◆ Exercise brief: Copy out all lines with the word "this" in them.

◆ Material provided:
┏━━

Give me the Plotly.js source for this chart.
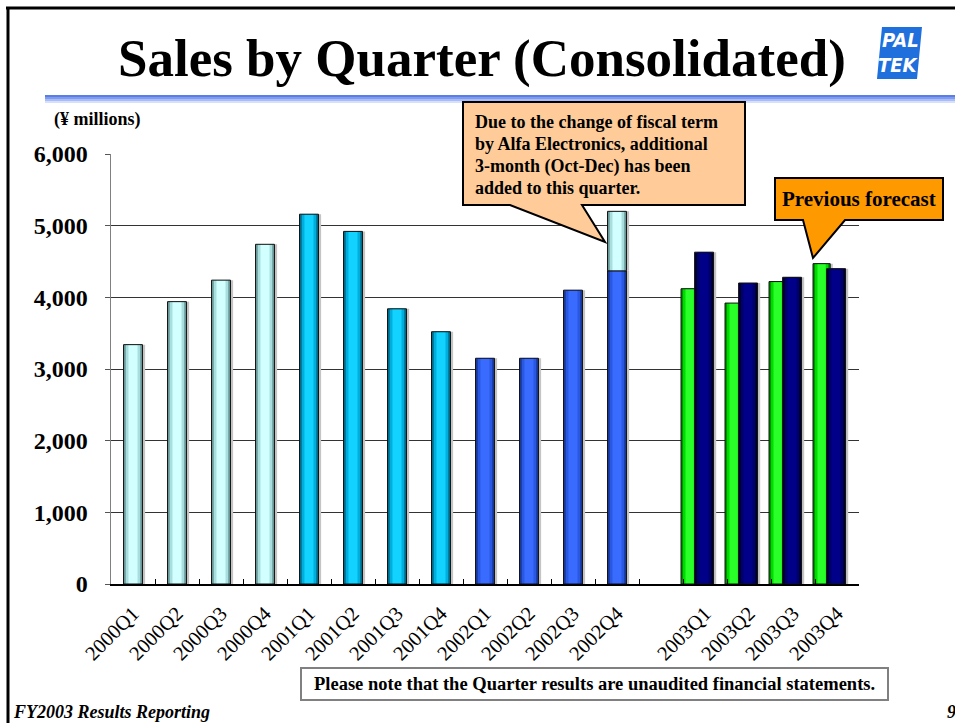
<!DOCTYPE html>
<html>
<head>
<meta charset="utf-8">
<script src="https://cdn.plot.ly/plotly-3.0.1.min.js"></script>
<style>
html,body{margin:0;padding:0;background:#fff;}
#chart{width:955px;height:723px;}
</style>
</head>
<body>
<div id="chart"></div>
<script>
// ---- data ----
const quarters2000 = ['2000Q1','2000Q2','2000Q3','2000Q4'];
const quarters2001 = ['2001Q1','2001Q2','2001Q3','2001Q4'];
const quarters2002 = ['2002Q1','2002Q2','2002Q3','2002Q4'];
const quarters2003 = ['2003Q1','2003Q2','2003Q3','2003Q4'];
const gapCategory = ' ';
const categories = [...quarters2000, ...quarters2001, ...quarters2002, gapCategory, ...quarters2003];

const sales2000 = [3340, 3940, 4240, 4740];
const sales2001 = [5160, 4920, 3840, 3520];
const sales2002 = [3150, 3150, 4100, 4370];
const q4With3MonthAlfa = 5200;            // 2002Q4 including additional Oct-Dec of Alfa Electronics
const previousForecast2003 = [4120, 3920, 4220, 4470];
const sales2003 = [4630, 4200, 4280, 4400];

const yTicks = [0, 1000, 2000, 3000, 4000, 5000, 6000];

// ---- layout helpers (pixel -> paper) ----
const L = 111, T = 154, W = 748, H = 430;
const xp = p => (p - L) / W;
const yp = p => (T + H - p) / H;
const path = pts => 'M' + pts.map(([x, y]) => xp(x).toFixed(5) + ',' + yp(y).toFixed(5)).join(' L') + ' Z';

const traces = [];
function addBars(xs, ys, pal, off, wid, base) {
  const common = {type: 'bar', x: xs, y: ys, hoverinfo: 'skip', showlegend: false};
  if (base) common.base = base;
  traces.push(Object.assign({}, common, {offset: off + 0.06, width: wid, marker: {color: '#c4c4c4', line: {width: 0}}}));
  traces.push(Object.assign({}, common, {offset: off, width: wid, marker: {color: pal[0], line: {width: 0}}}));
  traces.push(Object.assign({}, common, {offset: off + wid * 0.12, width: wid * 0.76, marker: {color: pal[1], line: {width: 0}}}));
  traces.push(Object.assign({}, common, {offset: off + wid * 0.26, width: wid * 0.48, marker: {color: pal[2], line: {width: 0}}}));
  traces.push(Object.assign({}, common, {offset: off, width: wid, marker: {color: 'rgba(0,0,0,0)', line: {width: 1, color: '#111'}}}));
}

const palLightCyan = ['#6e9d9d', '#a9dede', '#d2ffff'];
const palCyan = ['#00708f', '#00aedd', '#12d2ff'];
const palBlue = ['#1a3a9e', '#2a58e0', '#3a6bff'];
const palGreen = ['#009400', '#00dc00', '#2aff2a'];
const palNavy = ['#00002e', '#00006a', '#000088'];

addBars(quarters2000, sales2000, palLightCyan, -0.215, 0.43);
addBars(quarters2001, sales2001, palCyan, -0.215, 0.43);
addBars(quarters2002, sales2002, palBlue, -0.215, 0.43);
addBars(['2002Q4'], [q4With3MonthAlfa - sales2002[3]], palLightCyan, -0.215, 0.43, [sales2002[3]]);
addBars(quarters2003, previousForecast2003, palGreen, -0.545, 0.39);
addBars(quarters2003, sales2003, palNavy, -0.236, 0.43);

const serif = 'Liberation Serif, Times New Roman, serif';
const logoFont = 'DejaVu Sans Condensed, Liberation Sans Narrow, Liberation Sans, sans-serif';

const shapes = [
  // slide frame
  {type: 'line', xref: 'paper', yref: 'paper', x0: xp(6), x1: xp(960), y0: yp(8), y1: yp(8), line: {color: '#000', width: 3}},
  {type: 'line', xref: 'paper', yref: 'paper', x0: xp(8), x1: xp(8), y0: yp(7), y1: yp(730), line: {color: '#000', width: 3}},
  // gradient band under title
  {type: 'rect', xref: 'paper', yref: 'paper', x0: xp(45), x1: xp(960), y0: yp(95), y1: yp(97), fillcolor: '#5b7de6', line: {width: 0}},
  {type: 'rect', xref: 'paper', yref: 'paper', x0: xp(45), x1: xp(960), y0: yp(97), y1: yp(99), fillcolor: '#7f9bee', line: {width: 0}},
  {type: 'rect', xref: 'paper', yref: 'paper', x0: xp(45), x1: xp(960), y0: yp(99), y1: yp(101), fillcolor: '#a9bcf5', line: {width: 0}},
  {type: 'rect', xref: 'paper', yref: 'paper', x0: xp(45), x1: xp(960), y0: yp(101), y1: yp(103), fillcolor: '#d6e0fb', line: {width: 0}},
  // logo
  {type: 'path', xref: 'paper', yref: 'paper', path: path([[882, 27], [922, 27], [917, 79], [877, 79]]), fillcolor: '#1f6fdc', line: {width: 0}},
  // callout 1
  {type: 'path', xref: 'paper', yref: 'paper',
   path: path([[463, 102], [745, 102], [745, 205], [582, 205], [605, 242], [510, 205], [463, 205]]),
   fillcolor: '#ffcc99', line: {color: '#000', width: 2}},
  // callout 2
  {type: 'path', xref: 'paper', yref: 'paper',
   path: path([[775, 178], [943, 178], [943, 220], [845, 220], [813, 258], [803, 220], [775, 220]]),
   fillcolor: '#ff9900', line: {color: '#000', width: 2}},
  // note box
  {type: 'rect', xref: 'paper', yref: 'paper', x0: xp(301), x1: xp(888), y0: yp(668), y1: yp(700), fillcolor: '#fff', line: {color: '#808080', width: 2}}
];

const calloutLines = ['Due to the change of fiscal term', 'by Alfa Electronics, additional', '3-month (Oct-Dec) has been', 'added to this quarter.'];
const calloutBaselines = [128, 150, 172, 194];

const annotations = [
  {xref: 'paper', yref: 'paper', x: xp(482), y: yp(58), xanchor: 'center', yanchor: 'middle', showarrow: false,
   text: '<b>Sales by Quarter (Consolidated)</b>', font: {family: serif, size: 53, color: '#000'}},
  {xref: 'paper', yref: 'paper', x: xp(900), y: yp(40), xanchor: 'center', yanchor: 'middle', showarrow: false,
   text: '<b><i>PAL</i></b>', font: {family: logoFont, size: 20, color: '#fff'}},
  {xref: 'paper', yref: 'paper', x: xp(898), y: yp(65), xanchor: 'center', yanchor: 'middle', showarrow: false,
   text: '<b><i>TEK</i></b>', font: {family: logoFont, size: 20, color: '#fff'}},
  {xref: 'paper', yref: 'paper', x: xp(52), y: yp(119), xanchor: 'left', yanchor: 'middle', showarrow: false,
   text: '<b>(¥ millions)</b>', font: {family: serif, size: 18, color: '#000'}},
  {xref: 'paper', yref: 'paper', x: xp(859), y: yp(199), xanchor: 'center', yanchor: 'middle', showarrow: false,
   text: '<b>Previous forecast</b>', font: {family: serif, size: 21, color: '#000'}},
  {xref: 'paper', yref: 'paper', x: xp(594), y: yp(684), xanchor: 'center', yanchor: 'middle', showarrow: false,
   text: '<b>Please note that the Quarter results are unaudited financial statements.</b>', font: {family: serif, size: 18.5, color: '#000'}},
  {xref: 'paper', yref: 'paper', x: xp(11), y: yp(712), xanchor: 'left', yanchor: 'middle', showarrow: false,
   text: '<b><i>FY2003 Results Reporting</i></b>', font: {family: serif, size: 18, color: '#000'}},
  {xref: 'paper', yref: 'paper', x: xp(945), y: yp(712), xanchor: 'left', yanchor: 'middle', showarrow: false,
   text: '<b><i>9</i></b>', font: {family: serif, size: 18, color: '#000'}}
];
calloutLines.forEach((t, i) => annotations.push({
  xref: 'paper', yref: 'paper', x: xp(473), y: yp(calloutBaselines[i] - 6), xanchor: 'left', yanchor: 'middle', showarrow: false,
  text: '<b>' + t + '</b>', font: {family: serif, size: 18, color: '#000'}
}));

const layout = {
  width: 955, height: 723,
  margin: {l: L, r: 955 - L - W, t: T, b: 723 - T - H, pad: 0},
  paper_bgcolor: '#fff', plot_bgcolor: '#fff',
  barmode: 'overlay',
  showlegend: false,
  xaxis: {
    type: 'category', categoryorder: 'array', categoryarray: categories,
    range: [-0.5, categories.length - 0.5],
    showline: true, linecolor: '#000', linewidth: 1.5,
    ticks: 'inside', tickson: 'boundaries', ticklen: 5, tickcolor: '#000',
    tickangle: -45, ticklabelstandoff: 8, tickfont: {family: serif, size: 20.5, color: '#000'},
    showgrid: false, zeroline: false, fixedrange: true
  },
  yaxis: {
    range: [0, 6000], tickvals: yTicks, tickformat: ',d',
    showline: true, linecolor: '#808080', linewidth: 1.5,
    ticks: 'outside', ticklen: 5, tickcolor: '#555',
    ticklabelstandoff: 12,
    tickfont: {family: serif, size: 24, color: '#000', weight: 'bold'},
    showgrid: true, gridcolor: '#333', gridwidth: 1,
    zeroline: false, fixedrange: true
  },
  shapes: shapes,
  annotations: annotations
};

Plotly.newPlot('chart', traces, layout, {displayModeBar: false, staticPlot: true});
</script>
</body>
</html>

┗━━

◆ Finished exercise:
Give me the Plotly.js source for this chart.
const calloutLines = ['Due to the change of fiscal term', 'by Alfa Electronics, additional', '3-month (Oct-Dec) has been', 'added to this quarter.'];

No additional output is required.